New CEO Christian Sewing doesn’t have much room for manoeuvre: cuts to CIB business lines and headcount are really the only viable path to reducing the cost base and increasing returns. “The new CEO’s options are very limited. It’s very probable that the group is going to be much more focused on commercial and retail banking in Germany. Expanding this and making it more efficient will be a priority. But given the ultra-competitive environment, the only way to achieve even that is to cut costs further,” said Sam Theodore, team leader for bank ratings at Scope.

Deutsche Bank’s 2017 cost/income ratio of 93.4% is a dramatic upside outlier relative to other German bank, and leading French banking groups for that matter, whose C/I ratios are clustered around the high 60s. Deutsche Bank’s CIB headcount of 41,349 at the end of 2017 accounted for 42% of group employees but perhaps more critically, the division generated close to 54% of group revenues. That’s what Sewing has at risk.

Taking just one comparison, 2017 headcount at HSBC ’s Global Banking and Markets division was higher than Deutsche Bank’s CIB, at 45,725. But HSBC ’s total equates to just 20% of group headcount and 29% of group net revenues. What this exemplifies is Deutsche Bank’s lack of business diversification.

“The main story for Deutsche Bank for some years to come is going to be how far and how fast they can cut costs. For the investment bank, drastic cost cuts are unavoidable. The key questions will be how much meat they are prepared to cut, what’s left at the end of the process, and what happens to the imperative to drive revenue growth while the bank is immersed in cost-cutting,” said Theodore.

To get the group in balance, the supervisory board has created a defensive executive formation on the management board that above all will seek to quell stakeholder criticism – including from key shareholders – that the right-sizing being conducted by John Cryan was going too slowly. In truth, Cryan became CEO at a very unpleasant moment in the history of Deutsche Bank, at a time when the cycle moved strongly against the bank’s business model and the tectonic shifts in banking were moving more quickly than the capacity of the bank to adapt.

The forensic analysis of the investment bank already in play and accelerated by new CEO Christian Sewing, and the dark undertones of his inaugural letter to colleagues will likely have left employees anxious, in particular staff in the CIB. A non-negotiable 2018 cost ceiling of EUR 23bn; eliminating bureaucracy and duplication; zero tolerance for missed cost and revenue targets; adapting the investment bank’s revenue, cost and capital structure; and pulling back from areas not sufficiently profitable leaves little room for interpretation.

“Revenue generation won’t be off the agenda; it’s more a question of what the most immediate goals are going to be.
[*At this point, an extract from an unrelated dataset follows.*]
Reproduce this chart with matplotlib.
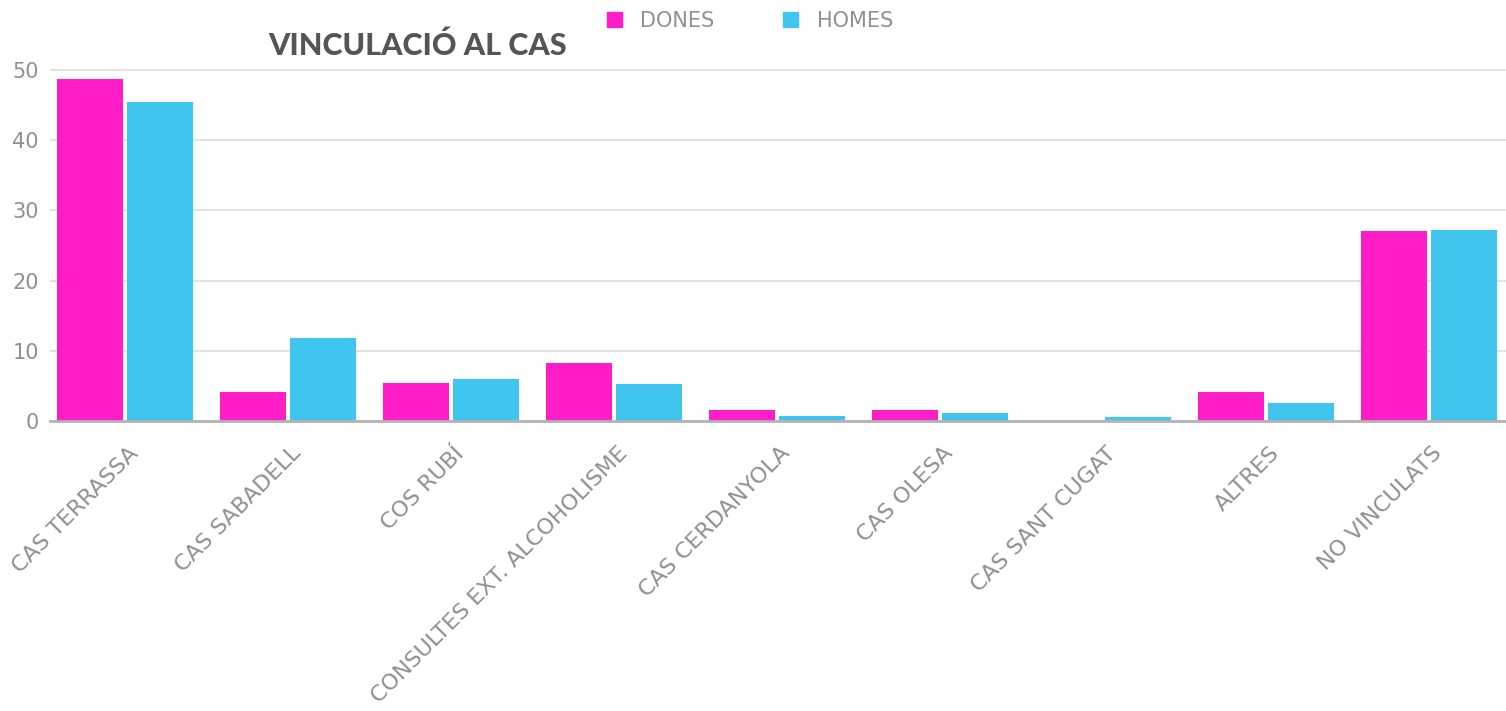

Deutsche Bank needs to come up a credible revenue proposition and business strategy, and a push to re-establish itself in the market on the terms it has set for itself. At the same time, it needs to create incentives to retain its intellectual capital and human talent. If the strategy moves against the investment bank, the first to leave will be the top talent,” Theodore said.

At the moment, Deutsche Bank says it aspires to be the leading client-centric global universal bank. The next descriptor is being written now. Being a leading corporate and investment bank demands a strong footprint in advisory, underwriting, trading, lending, transaction banking, trade finance, securities services and ancillary services. That takes not just a strong brand but a cadre of top talent and playmakers.

“It’s going to be much tougher for Deutsche Bank to retain and recruit key bankers in Europe given the likely direction of travel under the new CEO at a time when competition for that talent from US, UK, French and Swiss banks is very keen,” said Theodore.